> [Problem description]:
Everything in the listing below from the line containing "Output the Python script that produces this picture with Altair." through the line containing "W, H = 578, 388" should be repeated exactly; leave out every other line.

[Rows from a dataset of charts and code]
═══

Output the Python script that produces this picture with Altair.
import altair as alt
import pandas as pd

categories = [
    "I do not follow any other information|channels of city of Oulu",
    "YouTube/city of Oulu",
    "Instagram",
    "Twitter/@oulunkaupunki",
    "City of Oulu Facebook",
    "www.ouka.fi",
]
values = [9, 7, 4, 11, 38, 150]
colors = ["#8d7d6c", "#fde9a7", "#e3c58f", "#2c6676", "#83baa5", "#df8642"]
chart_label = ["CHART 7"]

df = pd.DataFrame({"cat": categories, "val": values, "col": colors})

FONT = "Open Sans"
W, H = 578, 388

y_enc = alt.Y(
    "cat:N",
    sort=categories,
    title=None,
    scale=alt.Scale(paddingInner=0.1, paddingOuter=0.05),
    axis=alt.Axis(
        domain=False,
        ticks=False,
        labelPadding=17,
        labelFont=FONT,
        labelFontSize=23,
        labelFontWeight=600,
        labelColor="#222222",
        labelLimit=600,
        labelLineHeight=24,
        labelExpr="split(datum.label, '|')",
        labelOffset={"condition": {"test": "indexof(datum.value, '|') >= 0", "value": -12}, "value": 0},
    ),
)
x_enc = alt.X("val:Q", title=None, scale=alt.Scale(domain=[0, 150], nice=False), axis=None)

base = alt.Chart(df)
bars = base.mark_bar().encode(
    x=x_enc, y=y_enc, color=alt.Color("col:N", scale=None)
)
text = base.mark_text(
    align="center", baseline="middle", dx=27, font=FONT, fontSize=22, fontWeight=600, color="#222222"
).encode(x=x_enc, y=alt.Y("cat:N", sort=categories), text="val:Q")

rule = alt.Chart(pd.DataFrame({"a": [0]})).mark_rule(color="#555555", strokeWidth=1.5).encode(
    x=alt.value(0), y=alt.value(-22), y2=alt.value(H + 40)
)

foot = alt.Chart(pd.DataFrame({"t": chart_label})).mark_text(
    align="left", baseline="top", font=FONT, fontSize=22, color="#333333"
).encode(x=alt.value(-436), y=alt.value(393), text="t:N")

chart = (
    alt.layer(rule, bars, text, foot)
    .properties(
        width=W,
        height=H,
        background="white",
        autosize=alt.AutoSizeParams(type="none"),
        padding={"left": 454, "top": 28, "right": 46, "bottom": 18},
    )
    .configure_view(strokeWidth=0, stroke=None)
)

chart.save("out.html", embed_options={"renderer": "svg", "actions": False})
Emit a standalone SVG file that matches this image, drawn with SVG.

═══

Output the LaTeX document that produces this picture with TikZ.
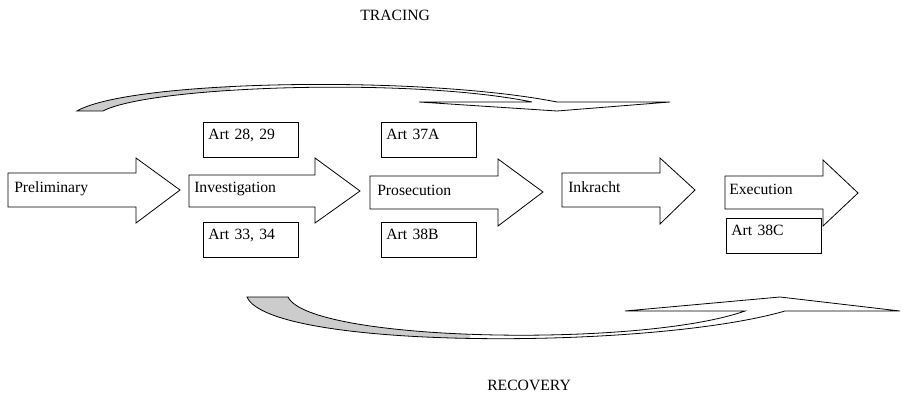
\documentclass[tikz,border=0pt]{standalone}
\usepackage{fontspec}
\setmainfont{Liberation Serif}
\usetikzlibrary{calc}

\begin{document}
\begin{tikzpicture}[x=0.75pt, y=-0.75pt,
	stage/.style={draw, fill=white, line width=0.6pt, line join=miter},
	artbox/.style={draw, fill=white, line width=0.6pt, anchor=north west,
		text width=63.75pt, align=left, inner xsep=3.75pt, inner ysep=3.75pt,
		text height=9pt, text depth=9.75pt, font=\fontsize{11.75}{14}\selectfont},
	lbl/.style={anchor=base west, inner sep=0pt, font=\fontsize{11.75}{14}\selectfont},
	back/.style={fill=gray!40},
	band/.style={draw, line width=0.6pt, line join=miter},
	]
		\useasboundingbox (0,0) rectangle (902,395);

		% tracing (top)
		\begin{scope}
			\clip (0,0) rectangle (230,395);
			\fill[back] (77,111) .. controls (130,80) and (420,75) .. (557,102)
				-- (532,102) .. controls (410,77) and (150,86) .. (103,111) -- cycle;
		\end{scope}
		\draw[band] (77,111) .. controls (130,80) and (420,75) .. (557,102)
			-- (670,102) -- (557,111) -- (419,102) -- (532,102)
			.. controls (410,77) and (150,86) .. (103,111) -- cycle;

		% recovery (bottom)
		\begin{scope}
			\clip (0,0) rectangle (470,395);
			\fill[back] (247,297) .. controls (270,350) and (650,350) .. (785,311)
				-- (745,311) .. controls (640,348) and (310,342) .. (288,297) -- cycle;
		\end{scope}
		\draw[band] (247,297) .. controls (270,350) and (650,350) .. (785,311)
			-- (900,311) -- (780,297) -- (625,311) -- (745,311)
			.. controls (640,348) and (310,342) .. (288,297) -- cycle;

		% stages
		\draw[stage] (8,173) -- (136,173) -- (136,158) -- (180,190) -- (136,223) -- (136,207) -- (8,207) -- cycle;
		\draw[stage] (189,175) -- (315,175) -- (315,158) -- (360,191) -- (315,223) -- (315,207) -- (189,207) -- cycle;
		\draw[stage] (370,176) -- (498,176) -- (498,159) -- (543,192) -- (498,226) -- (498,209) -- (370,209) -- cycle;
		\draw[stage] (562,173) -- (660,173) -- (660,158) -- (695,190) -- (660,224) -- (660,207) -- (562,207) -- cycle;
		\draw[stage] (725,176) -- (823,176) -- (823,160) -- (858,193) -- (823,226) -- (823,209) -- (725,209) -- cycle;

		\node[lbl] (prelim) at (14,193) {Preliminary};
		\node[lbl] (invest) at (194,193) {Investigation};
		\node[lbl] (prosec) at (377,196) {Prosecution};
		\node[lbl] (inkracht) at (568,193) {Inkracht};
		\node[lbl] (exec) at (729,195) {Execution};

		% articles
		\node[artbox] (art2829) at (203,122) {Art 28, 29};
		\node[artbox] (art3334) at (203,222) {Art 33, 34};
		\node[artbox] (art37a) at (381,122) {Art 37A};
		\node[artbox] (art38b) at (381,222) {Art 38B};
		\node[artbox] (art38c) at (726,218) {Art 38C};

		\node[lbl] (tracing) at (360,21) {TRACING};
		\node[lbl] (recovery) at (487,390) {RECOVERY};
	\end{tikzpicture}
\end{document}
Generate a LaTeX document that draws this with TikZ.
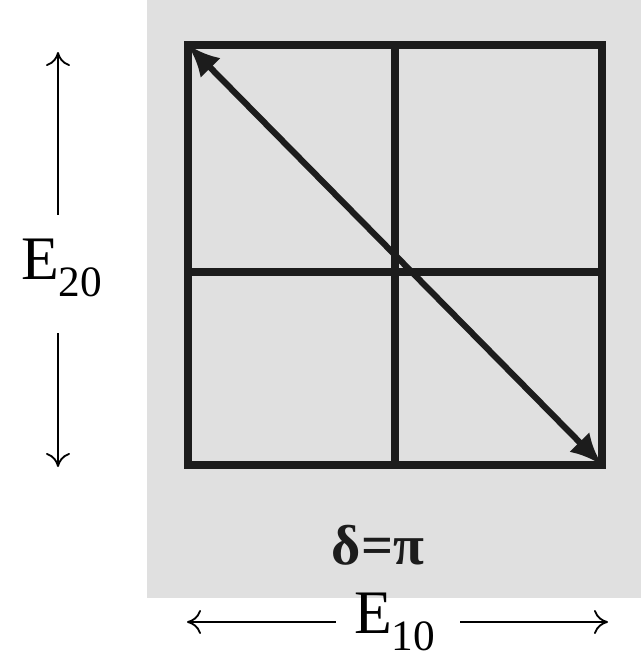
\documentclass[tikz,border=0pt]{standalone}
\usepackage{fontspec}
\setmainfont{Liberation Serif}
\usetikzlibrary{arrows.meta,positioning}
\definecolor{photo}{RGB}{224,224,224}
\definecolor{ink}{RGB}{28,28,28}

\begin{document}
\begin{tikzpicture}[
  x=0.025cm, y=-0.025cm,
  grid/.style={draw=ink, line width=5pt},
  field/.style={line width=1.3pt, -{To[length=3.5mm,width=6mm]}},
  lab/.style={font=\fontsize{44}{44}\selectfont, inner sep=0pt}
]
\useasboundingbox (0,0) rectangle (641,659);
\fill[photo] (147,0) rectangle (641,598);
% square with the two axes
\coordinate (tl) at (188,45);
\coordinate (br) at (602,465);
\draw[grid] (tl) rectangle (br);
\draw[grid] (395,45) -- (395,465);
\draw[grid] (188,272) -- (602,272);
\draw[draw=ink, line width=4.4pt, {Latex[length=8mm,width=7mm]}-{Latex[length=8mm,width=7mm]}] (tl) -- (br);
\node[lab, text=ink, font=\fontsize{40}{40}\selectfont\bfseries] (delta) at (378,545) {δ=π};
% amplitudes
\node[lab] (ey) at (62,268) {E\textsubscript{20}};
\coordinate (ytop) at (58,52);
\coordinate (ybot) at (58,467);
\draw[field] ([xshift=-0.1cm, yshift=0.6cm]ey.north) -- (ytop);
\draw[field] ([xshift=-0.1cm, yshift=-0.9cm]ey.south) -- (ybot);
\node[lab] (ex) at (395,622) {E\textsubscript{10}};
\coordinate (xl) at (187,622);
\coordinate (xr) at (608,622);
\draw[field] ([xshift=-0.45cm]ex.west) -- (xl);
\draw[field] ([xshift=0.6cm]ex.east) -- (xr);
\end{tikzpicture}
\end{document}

═══

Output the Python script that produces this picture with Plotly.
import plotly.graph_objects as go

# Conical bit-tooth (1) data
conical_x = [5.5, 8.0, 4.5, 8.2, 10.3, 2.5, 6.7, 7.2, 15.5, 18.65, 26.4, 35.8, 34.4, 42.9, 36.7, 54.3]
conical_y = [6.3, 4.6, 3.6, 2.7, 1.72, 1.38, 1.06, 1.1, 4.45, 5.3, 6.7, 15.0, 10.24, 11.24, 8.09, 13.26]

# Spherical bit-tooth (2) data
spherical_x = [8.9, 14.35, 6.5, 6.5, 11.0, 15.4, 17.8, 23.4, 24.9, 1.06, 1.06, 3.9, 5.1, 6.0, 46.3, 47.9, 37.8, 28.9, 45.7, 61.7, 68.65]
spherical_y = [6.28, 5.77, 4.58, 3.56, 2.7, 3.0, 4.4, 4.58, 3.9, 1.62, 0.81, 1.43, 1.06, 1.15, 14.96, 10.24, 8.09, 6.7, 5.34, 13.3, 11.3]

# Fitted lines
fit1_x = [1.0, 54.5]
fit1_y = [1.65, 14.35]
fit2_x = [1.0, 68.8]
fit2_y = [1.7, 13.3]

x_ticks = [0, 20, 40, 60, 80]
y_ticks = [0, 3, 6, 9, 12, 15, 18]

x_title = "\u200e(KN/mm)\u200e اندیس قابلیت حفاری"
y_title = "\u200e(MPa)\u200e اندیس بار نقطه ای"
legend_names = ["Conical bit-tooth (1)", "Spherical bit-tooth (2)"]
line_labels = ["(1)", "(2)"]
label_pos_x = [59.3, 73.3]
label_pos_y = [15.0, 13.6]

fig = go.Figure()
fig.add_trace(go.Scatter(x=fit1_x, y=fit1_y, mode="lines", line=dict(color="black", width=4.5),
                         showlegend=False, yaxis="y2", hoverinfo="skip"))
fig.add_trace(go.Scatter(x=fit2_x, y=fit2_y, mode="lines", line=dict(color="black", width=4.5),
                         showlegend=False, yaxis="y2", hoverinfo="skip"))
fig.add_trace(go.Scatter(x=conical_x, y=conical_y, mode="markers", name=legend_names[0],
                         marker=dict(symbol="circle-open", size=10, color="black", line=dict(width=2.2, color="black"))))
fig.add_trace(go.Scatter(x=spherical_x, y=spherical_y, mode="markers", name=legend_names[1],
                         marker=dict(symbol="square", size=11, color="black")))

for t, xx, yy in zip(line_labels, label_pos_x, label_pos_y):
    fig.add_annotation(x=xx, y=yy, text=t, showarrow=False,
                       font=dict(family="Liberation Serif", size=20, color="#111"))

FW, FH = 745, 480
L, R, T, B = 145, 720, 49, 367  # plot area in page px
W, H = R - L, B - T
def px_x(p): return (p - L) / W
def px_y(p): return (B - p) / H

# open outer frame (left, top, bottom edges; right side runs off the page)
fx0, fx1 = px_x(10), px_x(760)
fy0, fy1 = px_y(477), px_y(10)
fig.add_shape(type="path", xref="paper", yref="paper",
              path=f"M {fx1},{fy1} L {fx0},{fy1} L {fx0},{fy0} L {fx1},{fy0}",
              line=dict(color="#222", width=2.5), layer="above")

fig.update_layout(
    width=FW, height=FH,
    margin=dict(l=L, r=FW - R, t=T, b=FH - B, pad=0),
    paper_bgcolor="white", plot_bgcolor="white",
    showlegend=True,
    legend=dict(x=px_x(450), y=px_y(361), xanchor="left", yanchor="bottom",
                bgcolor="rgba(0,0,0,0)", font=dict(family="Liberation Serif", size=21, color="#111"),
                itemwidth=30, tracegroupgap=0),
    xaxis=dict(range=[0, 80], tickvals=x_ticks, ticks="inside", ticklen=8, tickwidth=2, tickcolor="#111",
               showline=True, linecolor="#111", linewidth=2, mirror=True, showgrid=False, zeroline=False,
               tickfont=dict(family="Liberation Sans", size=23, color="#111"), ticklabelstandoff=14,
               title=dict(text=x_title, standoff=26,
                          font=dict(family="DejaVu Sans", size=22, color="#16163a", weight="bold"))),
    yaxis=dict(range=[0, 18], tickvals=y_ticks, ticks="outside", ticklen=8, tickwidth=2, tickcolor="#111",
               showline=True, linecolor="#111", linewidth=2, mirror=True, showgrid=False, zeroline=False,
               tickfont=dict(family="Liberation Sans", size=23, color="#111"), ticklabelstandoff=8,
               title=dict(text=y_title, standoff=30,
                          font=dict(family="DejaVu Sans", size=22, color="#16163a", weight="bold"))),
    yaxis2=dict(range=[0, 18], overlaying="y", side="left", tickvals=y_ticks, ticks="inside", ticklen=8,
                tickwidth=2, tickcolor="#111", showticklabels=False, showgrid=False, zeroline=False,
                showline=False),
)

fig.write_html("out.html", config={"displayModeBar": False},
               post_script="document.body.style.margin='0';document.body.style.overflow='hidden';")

═══

> [Complete answer]:
Output the Python script that produces this picture with Altair.
import altair as alt
import pandas as pd

categories = [
    "I do not follow any other information|channels of city of Oulu",
    "YouTube/city of Oulu",
    "Instagram",
    "Twitter/@oulunkaupunki",
    "City of Oulu Facebook",
    "www.ouka.fi",
]
values = [9, 7, 4, 11, 38, 150]
colors = ["#8d7d6c", "#fde9a7", "#e3c58f", "#2c6676", "#83baa5", "#df8642"]
chart_label = ["CHART 7"]

df = pd.DataFrame({"cat": categories, "val": values, "col": colors})

FONT = "Open Sans"
W, H = 578, 388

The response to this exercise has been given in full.